Kurdische Kämpfer im Irak sagten, der Angriff sei am Dienstag erfolgt. Nach Angaben eines hochrangigen Peschmerga-Vertreters im Irak gingen mit Chlorgas bestückte Katjuscha-Raketen auf die kurdischen Kämpfer nieder. Bei dem Angriff in der Region Machmur rund 50 Kilometer südwestlich der Kurdenmetropole Erbil seien Dutzende Peschmerga-Kämpfer verletzt worden.

Das Bundesverteidigungsministerium erklärte am Donnerstag, von der Bundeswehr ausgebildete Kurden-Kämpfer im Nordirak seien offenbar zum Ziel eines Chemiewaffenangriffs geworden. Deutsche Soldaten in der Region seien aber „nicht betroffen und nicht gefährdet“. Aus Bagdad seien irakische und US-Spezialisten zum Einsatzort unterwegs, um die genauen Umstände zu prüfen.

Später stellte das Verteidigungsministerium klar, dass die Bundeswehr am Ort des Geschehens „keine eigenen Quellen“ habe. Die Informationen stammten nicht aus eigener Anschauung.

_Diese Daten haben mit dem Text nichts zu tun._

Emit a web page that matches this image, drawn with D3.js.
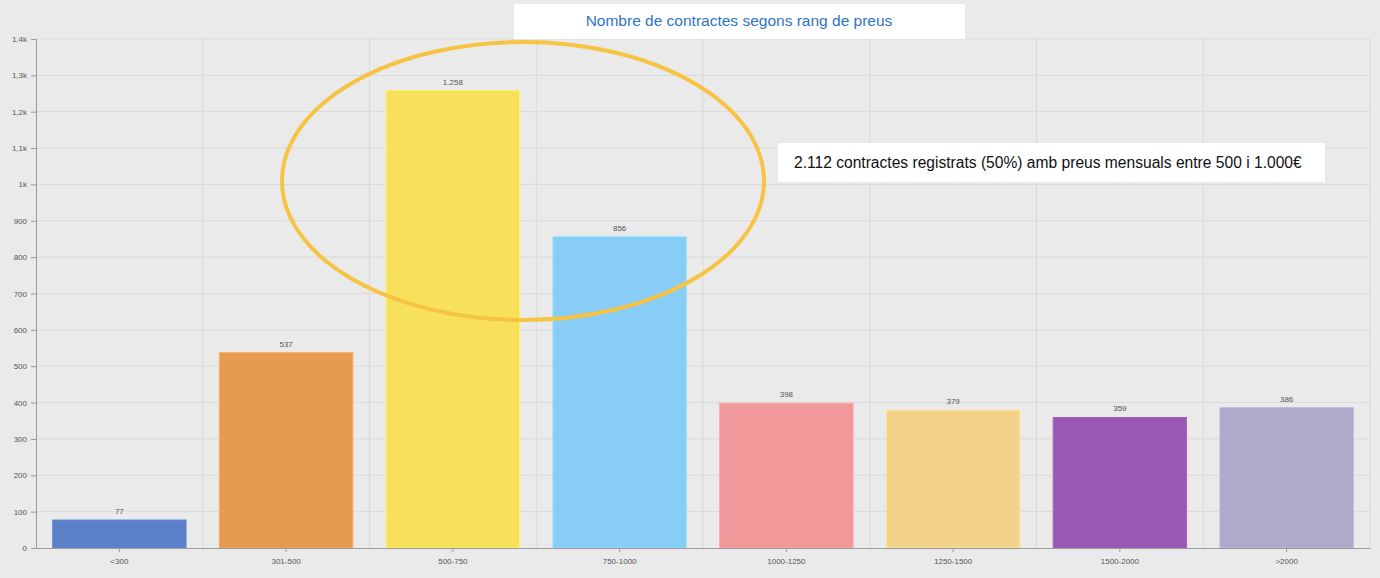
<!DOCTYPE html>
<html lang="ca">
<head>
<meta charset="UTF-8">
<title>Nombre de contractes segons rang de preus</title>
<script src="https://cdn.jsdelivr.net/npm/d3@7"></script>
<style>
  html, body { margin: 0; padding: 0; background: #eaeaea; }
  svg { display: block; font-family: "Liberation Sans", Arial, sans-serif; }
</style>
</head>
<body>
<div id="container"></div>
<script>
// data
var categories = ["<300", "301-500", "500-750", "750-1000", "1000-1250", "1250-1500", "1500-2000", ">2000"];
var values = [77, 537, 1258, 856, 398, 379, 359, 386];
var barColors = ["#5b80c8", "#e59b51", "#f7e15c", "#87cdf6", "#f1989a", "#f4d289", "#9a58b2", "#b0a9cb"];
var yTicks = [0, 100, 200, 300, 400, 500, 600, 700, 800, 900, 1000, 1100, 1200, 1300, 1400];

var W = 1380, H = 578;
var margin = { top: 39, right: 10, bottom: 30, left: 36 };
var width = W - margin.left - margin.right;
var height = H - margin.top - margin.bottom;

var svg = d3.select("#container").append("svg")
    .attr("width", W)
    .attr("height", H);

svg.append("rect").attr("width", W).attr("height", H).attr("fill", "#eaeaea");

var g = svg.append("g")
    .attr("transform", "translate(" + margin.left + "," + margin.top + ")");

var x = d3.scaleBand().domain(categories).range([0, width]).paddingInner(0.2).paddingOuter(0.1);
var y = d3.scaleLinear().domain([0, 1400]).range([height, 0]);

// number format, catalan style
var fmtThousands = d3.formatLocale({ decimal: ",", thousands: ".", grouping: [3], currency: ["", "€"] });
var fmtLabel = fmtThousands.format(",d");
function fmtTick(v) {
    if (v < 1000) return String(v);
    return fmtThousands.format(",")(v / 1000).replace(/,0$/, "") + "k";
}

// horizontal grid
g.append("g").selectAll("line")
    .data(yTicks.slice(1))
    .enter().append("line")
    .attr("x1", 0).attr("x2", width)
    .attr("y1", d => y(d)).attr("y2", d => y(d))
    .attr("stroke", "#dadada");

// vertical grid on category boundaries
var step = x.step();
var bounds = d3.range(1, categories.length).map(i => x(categories[i]) - step * x.paddingInner() / 2);
bounds.push(width);
g.append("g").selectAll("line")
    .data(bounds)
    .enter().append("line")
    .attr("x1", d => d).attr("x2", d => d)
    .attr("y1", 0).attr("y2", height)
    .attr("stroke", "#d9d9d9");

// bars
g.selectAll(".bar")
    .data(values)
    .enter().append("rect")
    .attr("class", "bar")
    .attr("x", (d, i) => x(categories[i]))
    .attr("y", d => y(d))
    .attr("width", x.bandwidth())
    .attr("height", d => height - y(d))
    .attr("fill", (d, i) => barColors[i])
    .attr("stroke", (d, i) => d3.color(barColors[i]).brighter(0.25))
    .attr("stroke-width", 1);

// value labels
g.selectAll(".val")
    .data(values)
    .enter().append("text")
    .attr("class", "val")
    .attr("x", (d, i) => x(categories[i]) + x.bandwidth() / 2)
    .attr("y", d => y(d) - 6)
    .attr("text-anchor", "middle")
    .attr("font-size", 8)
    .attr("fill", "#555")
    .text(d => fmtLabel(d));

// axes
var yAxis = g.append("g")
    .call(d3.axisLeft(y).tickValues(yTicks).tickFormat(fmtTick).tickSize(5).tickPadding(4));
yAxis.select(".domain").attr("stroke", "#9a9a9a");
yAxis.selectAll(".tick line").attr("stroke", "#9a9a9a");
yAxis.selectAll("text").attr("font-size", 8).attr("fill", "#555").attr("font-family", null);

var xAxis = g.append("g")
    .attr("transform", "translate(0," + height + ")")
    .call(d3.axisBottom(x).tickSize(4).tickSizeOuter(0).tickPadding(6));
xAxis.select(".domain").attr("stroke", "#9a9a9a");
xAxis.selectAll(".tick line").attr("stroke", "#9a9a9a");
xAxis.selectAll("text").attr("font-size", 8).attr("fill", "#555").attr("font-family", null);

// title box
svg.append("rect")
    .attr("x", 514).attr("y", 4).attr("width", 451).attr("height", 35)
    .attr("fill", "#ffffff");
svg.append("text")
    .attr("x", 739).attr("y", 26)
    .attr("text-anchor", "middle")
    .attr("font-size", 15.5)
    .attr("fill", "#2f74c4")
    .text("Nombre de contractes segons rang de preus");

// highlight ellipse around 500-1000
svg.append("ellipse")
    .attr("cx", 523).attr("cy", 181)
    .attr("rx", 241).attr("ry", 139)
    .attr("fill", "none")
    .attr("stroke", "#f6c343")
    .attr("stroke-width", 4);

// annotation box
svg.append("rect")
    .attr("x", 778).attr("y", 143).attr("width", 547).attr("height", 39)
    .attr("fill", "#ffffff");
svg.append("text")
    .attr("x", 794).attr("y", 168)
    .attr("font-size", 15.6)
    .attr("fill", "#111")
    .text("2.112 contractes registrats (50%) amb preus mensuals entre 500 i 1.000€");
</script>
</body>
</html>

Keine Konsequenzen für die Bundeswehr

Deutschland unterstützt seit September vergangenen Jahres den Kampf der kurdischen Peschmerga gegen den „IS“ mit Waffen und Schulungen. Derzeit sind 89 Bundeswehrangehörige für die Ausbildungsmission im Nordirak. Konkrete Konsequenzen für den Fortgang des Bundeswehreinsatzes werde der mutmaßliche Chemiewaffenangriff nicht haben, hieß es aus dem Bundesverteidigungsministerium.

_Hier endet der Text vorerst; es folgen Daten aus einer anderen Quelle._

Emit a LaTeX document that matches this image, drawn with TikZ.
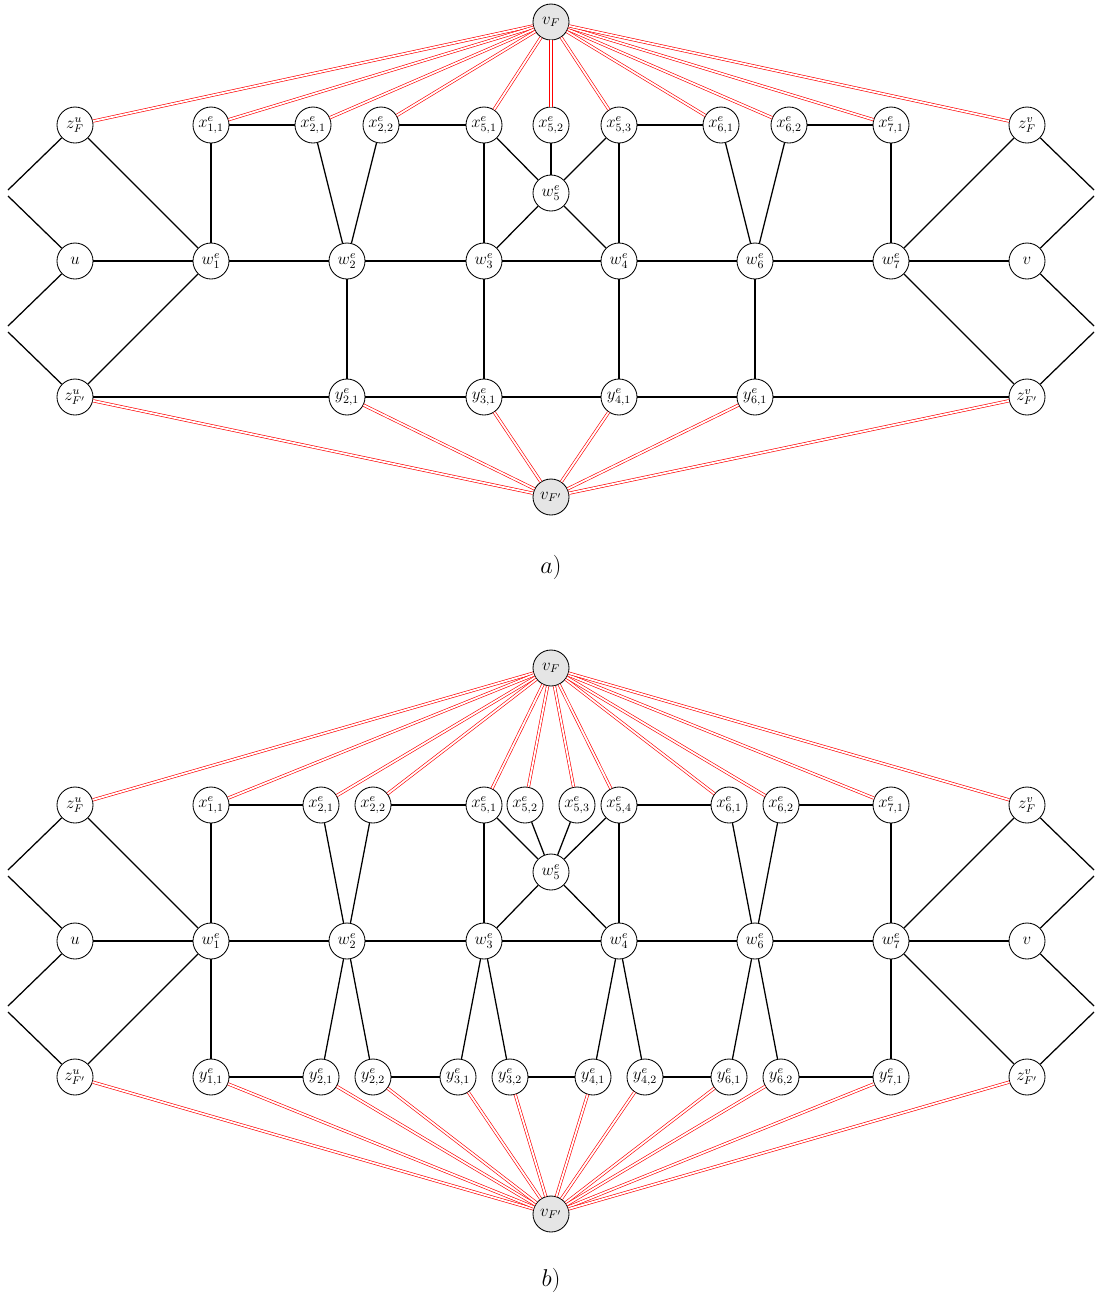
\documentclass[tikz,border=0pt]{standalone}
\usepackage{amsmath,amssymb}
\usepackage{xcolor}
\usepackage{tikz}
\usetikzlibrary{calc}
\tikzstyle{vertex} = [circle, draw=black, line width=0.6pt, fill=white, minimum size=0.9cm, inner sep=0pt, font=\large]
\tikzstyle{special} = [vertex, fill=black!10]
\tikzstyle{edge} = [line width=0.9pt]
\tikzstyle{redge} = [draw=red, line width=0.45pt, double=white, double distance=1.3pt]

\begin{document}
\begin{tikzpicture}[x=0.025cm, y=-0.025cm]
\useasboundingbox (0,0) rectangle (1096,1298);

% ---------- a) ----------
\node (avf) [special] at (551,22) {$v_F$};
\node (azfu) [vertex] at (75,125) {$z^u_F$};
\node (ax11) [vertex] at (211,125) {$x^e_{1,1}$};
\node (ax21) [vertex] at (313,125) {$x^e_{2,1}$};
\node (ax22) [vertex] at (381,125) {$x^e_{2,2}$};
\node (ax51) [vertex] at (484,125) {$x^e_{5,1}$};
\node (ax52) [vertex] at (551,125) {$x^e_{5,2}$};
\node (ax53) [vertex] at (619,125) {$x^e_{5,3}$};
\node (ax61) [vertex] at (721,125) {$x^e_{6,1}$};
\node (ax62) [vertex] at (789,125) {$x^e_{6,2}$};
\node (ax71) [vertex] at (891,125) {$x^e_{7,1}$};
\node (azfv) [vertex] at (1027,125) {$z^v_F$};
\node (aw5) [vertex] at (551,193) {$w^e_5$};
\node (au) [vertex] at (75,261) {$u$};
\node (aw1) [vertex] at (211,261) {$w^e_1$};
\node (aw2) [vertex] at (347,261) {$w^e_2$};
\node (aw3) [vertex] at (484,261) {$w^e_3$};
\node (aw4) [vertex] at (619,261) {$w^e_4$};
\node (aw6) [vertex] at (755,261) {$w^e_6$};
\node (aw7) [vertex] at (891,261) {$w^e_7$};
\node (av) [vertex] at (1027,261) {$v$};
\node (azgu) [vertex] at (75,397) {$z^u_{F'}$};
\node (ay21) [vertex] at (347,397) {$y^e_{2,1}$};
\node (ay31) [vertex] at (484,397) {$y^e_{3,1}$};
\node (ay41) [vertex] at (619,397) {$y^e_{4,1}$};
\node (ay61) [vertex] at (755,397) {$y^e_{6,1}$};
\node (azgv) [vertex] at (1027,397) {$z^v_{F'}$};
\node (avg) [special] at (551,497) {$v_{F'}$};
\node (alabel) at (551,567) {\LARGE $a)$};

\coordinate (al1) at (8,190);
\coordinate (al2) at (8,196);
\coordinate (al3) at (8,326);
\coordinate (al4) at (8,332);
\coordinate (ar1) at (1094,190);
\coordinate (ar2) at (1094,196);
\coordinate (ar3) at (1094,326);
\coordinate (ar4) at (1094,332);

\draw [edge] (azfu) -- (al1);
\draw [edge] (au) -- (al2);
\draw [edge] (au) -- (al3);
\draw [edge] (azgu) -- (al4);
\draw [edge] (azfv) -- (ar1);
\draw [edge] (av) -- (ar2);
\draw [edge] (av) -- (ar3);
\draw [edge] (azgv) -- (ar4);

\draw [edge] (au) -- (aw1) -- (aw2) -- (aw3) -- (aw4) -- (aw6) -- (aw7) -- (av);
\draw [edge] (azfu) -- (aw1);
\draw [edge] (azgu) -- (aw1);
\draw [edge] (ax11) -- (aw1);
\draw [edge] (ax11) -- (ax21);
\draw [edge] (ax21) -- (aw2);
\draw [edge] (ax22) -- (aw2);
\draw [edge] (ax22) -- (ax51);
\draw [edge] (ax51) -- (aw3);
\draw [edge] (ax51) -- (aw5);
\draw [edge] (ax52) -- (aw5);
\draw [edge] (ax53) -- (aw5);
\draw [edge] (ax53) -- (aw4);
\draw [edge] (ax53) -- (ax61);
\draw [edge] (aw5) -- (aw3);
\draw [edge] (aw5) -- (aw4);
\draw [edge] (ax61) -- (aw6);
\draw [edge] (ax62) -- (aw6);
\draw [edge] (ax62) -- (ax71);
\draw [edge] (ax71) -- (aw7);
\draw [edge] (azfv) -- (aw7);
\draw [edge] (azgv) -- (aw7);
\draw [edge] (aw2) -- (ay21);
\draw [edge] (aw3) -- (ay31);
\draw [edge] (aw4) -- (ay41);
\draw [edge] (aw6) -- (ay61);
\draw [edge] (azgu) -- (ay21) -- (ay31) -- (ay41) -- (ay61) -- (azgv);

\draw [redge] (avf) -- (azfu);
\draw [redge] (avf) -- (ax11);
\draw [redge] (avf) -- (ax21);
\draw [redge] (avf) -- (ax22);
\draw [redge] (avf) -- (ax51);
\draw [redge] (avf) -- (ax52);
\draw [redge] (avf) -- (ax53);
\draw [redge] (avf) -- (ax61);
\draw [redge] (avf) -- (ax62);
\draw [redge] (avf) -- (ax71);
\draw [redge] (avf) -- (azfv);
\draw [redge] (avg) -- (azgu);
\draw [redge] (avg) -- (ay21);
\draw [redge] (avg) -- (ay31);
\draw [redge] (avg) -- (ay41);
\draw [redge] (avg) -- (ay61);
\draw [redge] (avg) -- (azgv);

% ---------- b) ----------
\node (bvf) [special] at (551,668) {$v_F$};
\node (bzfu) [vertex] at (75,805) {$z^u_F$};
\node (bx11) [vertex] at (211,805) {$x^e_{1,1}$};
\node (bx21) [vertex] at (321,805) {$x^e_{2,1}$};
\node (bx22) [vertex] at (373,805) {$x^e_{2,2}$};
\node (bx51) [vertex] at (484,805) {$x^e_{5,1}$};
\node (bx52) [vertex] at (525,805) {$x^e_{5,2}$};
\node (bx53) [vertex] at (577,805) {$x^e_{5,3}$};
\node (bx54) [vertex] at (619,805) {$x^e_{5,4}$};
\node (bx61) [vertex] at (729,805) {$x^e_{6,1}$};
\node (bx62) [vertex] at (781,805) {$x^e_{6,2}$};
\node (bx71) [vertex] at (891,805) {$x^e_{7,1}$};
\node (bzfv) [vertex] at (1027,805) {$z^v_F$};
\node (bw5) [vertex] at (551,872) {$w^e_5$};
\node (bu) [vertex] at (75,941) {$u$};
\node (bw1) [vertex] at (211,941) {$w^e_1$};
\node (bw2) [vertex] at (347,941) {$w^e_2$};
\node (bw3) [vertex] at (484,941) {$w^e_3$};
\node (bw4) [vertex] at (619,941) {$w^e_4$};
\node (bw6) [vertex] at (755,941) {$w^e_6$};
\node (bw7) [vertex] at (891,941) {$w^e_7$};
\node (bv) [vertex] at (1027,941) {$v$};
\node (bzgu) [vertex] at (75,1077) {$z^u_{F'}$};
\node (by11) [vertex] at (211,1077) {$y^e_{1,1}$};
\node (by21) [vertex] at (321,1077) {$y^e_{2,1}$};
\node (by22) [vertex] at (373,1077) {$y^e_{2,2}$};
\node (by31) [vertex] at (458,1077) {$y^e_{3,1}$};
\node (by32) [vertex] at (510,1077) {$y^e_{3,2}$};
\node (by41) [vertex] at (593,1077) {$y^e_{4,1}$};
\node (by42) [vertex] at (645,1077) {$y^e_{4,2}$};
\node (by61) [vertex] at (729,1077) {$y^e_{6,1}$};
\node (by62) [vertex] at (781,1077) {$y^e_{6,2}$};
\node (by71) [vertex] at (891,1077) {$y^e_{7,1}$};
\node (bzgv) [vertex] at (1027,1077) {$z^v_{F'}$};
\node (bvg) [special] at (551,1214) {$v_{F'}$};
\node (blabel) at (551,1280) {\LARGE $b)$};

\coordinate (bl1) at (8,870);
\coordinate (bl2) at (8,876);
\coordinate (bl3) at (8,1006);
\coordinate (bl4) at (8,1012);
\coordinate (br1) at (1094,870);
\coordinate (br2) at (1094,876);
\coordinate (br3) at (1094,1006);
\coordinate (br4) at (1094,1012);

\draw [edge] (bzfu) -- (bl1);
\draw [edge] (bu) -- (bl2);
\draw [edge] (bu) -- (bl3);
\draw [edge] (bzgu) -- (bl4);
\draw [edge] (bzfv) -- (br1);
\draw [edge] (bv) -- (br2);
\draw [edge] (bv) -- (br3);
\draw [edge] (bzgv) -- (br4);

\draw [edge] (bu) -- (bw1) -- (bw2) -- (bw3) -- (bw4) -- (bw6) -- (bw7) -- (bv);
\draw [edge] (bzfu) -- (bw1);
\draw [edge] (bzgu) -- (bw1);
\draw [edge] (bx11) -- (bw1);
\draw [edge] (bx11) -- (bx21);
\draw [edge] (bx21) -- (bw2);
\draw [edge] (bx22) -- (bw2);
\draw [edge] (bx22) -- (bx51);
\draw [edge] (bx51) -- (bw3);
\draw [edge] (bx51) -- (bw5);
\draw [edge] (bx52) -- (bw5);
\draw [edge] (bx53) -- (bw5);
\draw [edge] (bx54) -- (bw5);
\draw [edge] (bx54) -- (bw4);
\draw [edge] (bx54) -- (bx61);
\draw [edge] (bw5) -- (bw3);
\draw [edge] (bw5) -- (bw4);
\draw [edge] (bx61) -- (bw6);
\draw [edge] (bx62) -- (bw6);
\draw [edge] (bx62) -- (bx71);
\draw [edge] (bx71) -- (bw7);
\draw [edge] (bzfv) -- (bw7);
\draw [edge] (bzgv) -- (bw7);
\draw [edge] (bw1) -- (by11);
\draw [edge] (bw2) -- (by21);
\draw [edge] (bw2) -- (by22);
\draw [edge] (bw3) -- (by31);
\draw [edge] (bw3) -- (by32);
\draw [edge] (bw4) -- (by41);
\draw [edge] (bw4) -- (by42);
\draw [edge] (bw6) -- (by61);
\draw [edge] (bw6) -- (by62);
\draw [edge] (bw7) -- (by71);
\draw [edge] (by11) -- (by21);
\draw [edge] (by22) -- (by31);
\draw [edge] (by32) -- (by41);
\draw [edge] (by42) -- (by61);
\draw [edge] (by62) -- (by71);

\draw [redge] (bvf) -- (bzfu);
\draw [redge] (bvf) -- (bx11);
\draw [redge] (bvf) -- (bx21);
\draw [redge] (bvf) -- (bx22);
\draw [redge] (bvf) -- (bx51);
\draw [redge] (bvf) -- (bx52);
\draw [redge] (bvf) -- (bx53);
\draw [redge] (bvf) -- (bx54);
\draw [redge] (bvf) -- (bx61);
\draw [redge] (bvf) -- (bx62);
\draw [redge] (bvf) -- (bx71);
\draw [redge] (bvf) -- (bzfv);
\draw [redge] (bvg) -- (bzgu);
\draw [redge] (bvg) -- (by11);
\draw [redge] (bvg) -- (by21);
\draw [redge] (bvg) -- (by22);
\draw [redge] (bvg) -- (by31);
\draw [redge] (bvg) -- (by32);
\draw [redge] (bvg) -- (by41);
\draw [redge] (bvg) -- (by42);
\draw [redge] (bvg) -- (by61);
\draw [redge] (bvg) -- (by62);
\draw [redge] (bvg) -- (by71);
\draw [redge] (bvg) -- (bzgv);
\end{tikzpicture}
\end{document}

Die Linkspartei nahm den Angriff zum Anlass, den sofortigen Abzug der Bundeswehrsoldaten aus dem Nordirak und von der türkisch-syrischen Grenze zu fordern. Der Giftgasangriff stelle „eine neue Qualität der Bedrohung im Irak dar“, sagte ihr Rüstungsexperte Jan van Aken. „Es ist fahrlässig, wie die Bundeswehr diesen Vorfall momentan offenbar herunterspielt.“ Der „IS“ habe bereits unter Beweis gestellt, dass er auch im Zentrum von Erbil zuschlagen könne.

Der Grünen-Verteidigungspolitiker Omid Nouripour sagte der Passauer Neuen Presse (PNP), die Bundeswehr brauche „die notwendigen Abwehrmaßnahmen“.

Der verteidigungspolitischer Sprecher der SPD-Bundestagsfraktion, Rainer Arnold, sagte der Zeitung, es seien nicht die ersten Erkenntnisse, dass der „IS“ Giftgas einsetze, und die Bundeswehr sei „extrem vosichtig“. Er sehe „keine Auswirkungen auf die Arbeit des deutschen Kontingents“. Der CSU-Verteidigungsexperte Florian Hahn sagte der PNP, natürlich müsse die Lage genau beobachtet werden. Es sei aber „wichtig, an dem Einsatz festzuhalten und die Peschmerga in der Not nicht allein zu lassen“.